また、ネットワークケーブルのように固定的なものも、無線LANへの変更や高速LAN(ギガネット)対応などがあり、決していつまでも使えるものではありません。継続利用するかどうかは別にして、見直し期日を必ず決めておき、定期的にITハード資産のたな卸しをすることをおすすめします。そのためには、IT機器台帳等で一元管理を行える仕組み構築しておきましょう。

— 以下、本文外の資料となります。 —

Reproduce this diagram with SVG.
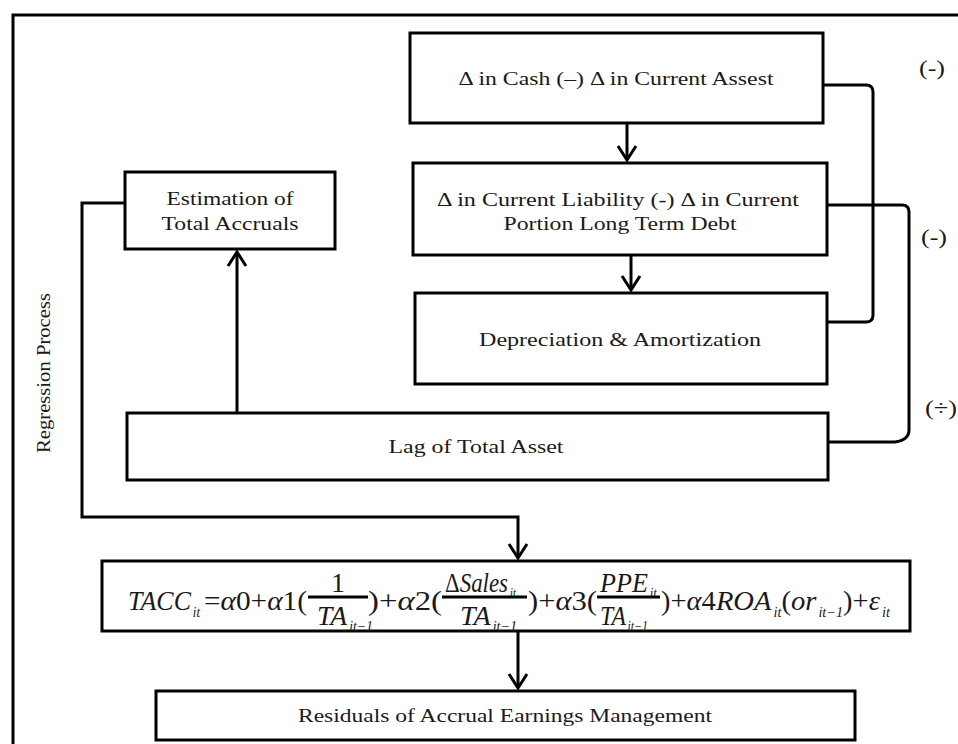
<svg xmlns="http://www.w3.org/2000/svg" width="958" height="744" viewBox="0 0 958 744">
<style>
.box{fill:#fff;stroke:#000;stroke-width:3}
.ln{fill:none;stroke:#000;stroke-width:3}
.t{font-family:"Liberation Serif","Times New Roman",serif;font-size:19px;fill:#1a1a1a}
.m{text-anchor:middle}
.f{font-family:"Liberation Serif","Times New Roman",serif;font-size:28px;fill:#1a1a1a}
.i{font-style:italic}
.s{font-size:14px;font-style:italic}
.lb{font-family:"Liberation Serif","Times New Roman",serif;font-size:21px;fill:#1a1a1a;text-anchor:middle}
</style>
<defs>
<marker id="ah" markerUnits="userSpaceOnUse" markerWidth="32" markerHeight="32" viewBox="-16 -16 32 32" refX="0" refY="0" orient="auto" overflow="visible">
<path d="M-14,-9 L0,0 L-14,9" fill="none" stroke="#000" stroke-width="3"/>
</marker>
</defs>
<rect width="958" height="744" fill="#fff"/>
<path id="frame" class="ln" d="M13,744 V15 H958" stroke-width="3.5"/>
<g id="connectors">
<path class="ln" d="M627,123 V160" marker-end="url(#ah)"/>
<path class="ln" d="M631,255 V290" marker-end="url(#ah)"/>
<path class="ln" d="M237,413 V252" marker-end="url(#ah)"/>
<path class="ln" d="M125,203 H82 V517 H518 V558" marker-end="url(#ah)"/>
<path class="ln" d="M518,631 V688" marker-end="url(#ah)"/>
<path class="ln" d="M823,85 H866 Q873,85 873,92 V315 Q873,322 866,322 H827"/>
<path class="ln" d="M827,205 H902 Q909,205 909,212 V430 Q909,440 895,442 H828"/>
</g>
<g id="labels">
<text class="lb" x="932" y="75" textLength="26" lengthAdjust="spacingAndGlyphs">(-)</text>
<text class="lb" x="934" y="244" textLength="26" lengthAdjust="spacingAndGlyphs">(-)</text>
<text class="lb" x="941" y="415" textLength="32" lengthAdjust="spacingAndGlyphs">(÷)</text>
<text class="t m" transform="translate(50,373) rotate(-90)" textLength="160" lengthAdjust="spacingAndGlyphs">Regression Process</text>
</g>
<g id="cash">
<rect class="box" x="410" y="33" width="413" height="90"/>
<text class="t m" x="616" y="85" textLength="315" lengthAdjust="spacingAndGlyphs">Δ in Cash (–) Δ in Current Assest</text>
</g>
<g id="liability">
<rect class="box" x="413" y="163" width="414" height="92"/>
<text class="t m" x="618" y="206" textLength="362" lengthAdjust="spacingAndGlyphs">Δ  in Current Liability (-) Δ  in Current</text>
<text class="t m" x="620" y="230" textLength="233" lengthAdjust="spacingAndGlyphs">Portion Long Term Debt</text>
</g>
<g id="depreciation">
<rect class="box" x="415" y="293" width="412" height="91"/>
<text class="t m" x="620" y="346" textLength="282" lengthAdjust="spacingAndGlyphs">Depreciation &amp; Amortization</text>
</g>
<g id="estimation">
<rect class="box" x="125" y="172" width="210" height="77"/>
<text class="t m" x="230" y="205" textLength="127" lengthAdjust="spacingAndGlyphs">Estimation of</text>
<text class="t m" x="230" y="230" textLength="137" lengthAdjust="spacingAndGlyphs">Total Accruals</text>
</g>
<g id="lag">
<rect class="box" x="127" y="413" width="701" height="67"/>
<text class="t m" x="476" y="453" textLength="175" lengthAdjust="spacingAndGlyphs">Lag of Total Asset</text>
</g>
<g id="formula">
<rect class="box" x="102" y="561" width="808" height="70"/>
<text class="f" x="128" y="610" textLength="72" lengthAdjust="spacingAndGlyphs"><tspan class="i">TACC</tspan><tspan class="s" dx="2" dy="7">it</tspan></text>
<text class="f" x="204" y="610" textLength="103" lengthAdjust="spacingAndGlyphs">=<tspan class="i">α</tspan>0+<tspan class="i">α</tspan>1(</text>
<text class="f m" x="338" y="592">1</text>
<path class="ln" d="M308,597 H368" stroke-width="1.5"/>
<text class="f" x="317" y="625" textLength="56" lengthAdjust="spacingAndGlyphs"><tspan class="i">TA</tspan><tspan class="s" dx="2" dy="6">it−1</tspan></text>
<text class="f" x="368" y="610" textLength="74" lengthAdjust="spacingAndGlyphs">)+<tspan class="i">α</tspan>2(</text>
<text class="f" x="445" y="592" textLength="71" lengthAdjust="spacingAndGlyphs">Δ<tspan class="i">Sales</tspan><tspan class="s" dx="2" dy="6">it</tspan></text>
<path class="ln" d="M442,597 H527" stroke-width="1.5"/>
<text class="f" x="460" y="625" textLength="57" lengthAdjust="spacingAndGlyphs"><tspan class="i">TA</tspan><tspan class="s" dx="2" dy="6">it−1</tspan></text>
<text class="f" x="528" y="610" textLength="69" lengthAdjust="spacingAndGlyphs">)+<tspan class="i">α</tspan>3(</text>
<text class="f" x="600" y="592" textLength="57" lengthAdjust="spacingAndGlyphs"><tspan class="i">PPE</tspan><tspan class="s" dx="2" dy="6">it</tspan></text>
<path class="ln" d="M597,597 H660" stroke-width="1.5"/>
<text class="f" x="600" y="625" textLength="48" lengthAdjust="spacingAndGlyphs"><tspan class="i">TA</tspan><tspan class="s" dx="2" dy="6">it−1</tspan></text>
<text class="f" x="661" y="610" textLength="229" lengthAdjust="spacingAndGlyphs">)+<tspan class="i">α</tspan>4<tspan class="i">ROA</tspan><tspan class="s" dx="2" dy="7">it</tspan><tspan dy="-7">(</tspan><tspan class="i">or</tspan><tspan class="s" dx="2" dy="7">it−1</tspan><tspan dy="-7">)+</tspan><tspan class="i">ε</tspan><tspan class="s" dx="2" dy="7">it</tspan></text>
</g>
<g id="residuals">
<rect class="box" x="156" y="691" width="699" height="49"/>
<text class="t m" x="505" y="722" textLength="414" lengthAdjust="spacingAndGlyphs">Residuals of Accrual Earnings Management</text>
</g>
</svg>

(3)地震・盗難・不正侵入等、もしものときに対する配慮を行う
特にネットワーク計画においては、最終形をきちんと描き、ステップアップは会社の成熟度や世の中のIT動向にあわせた柔軟な計画にしましょう。セキュリティの計画では、最新情報をできるだけ多く入手し、適切な処置が施せるように予算を見ておくことが大切です。現場、本社、支店それぞれでのLAN構築から始まって、現場?本社、支店間WAN、エクストラネット、EDI(略語参照)と範囲が広がるにつれ、セキュリティに対する脅威も大きくなります。また、広げなくても無線LANにすると危険度は急激にあがります。成熟度を考えずに利便性だけでつないでいくと、不正侵入や改ざん、踏み台など自社だけでなく他社にも被害を与えることになります。ウィルスソフト導入等のシステム対応や、セキュリティ教育による対応も重要ですが、ネットワーク機器設定、パソコン管理、共有サーバーの保護とバックアップ体制・計画もインフラ計画の中では重要なポイントです。この類の予算・計画は、もっともないがしろにされやすいものですが、個人情報保護法の制定以来、顧客・世間の見る目は格段に厳しくなっています。もしもがおきたときの損害のほうがはるかに大きいことを自覚してください。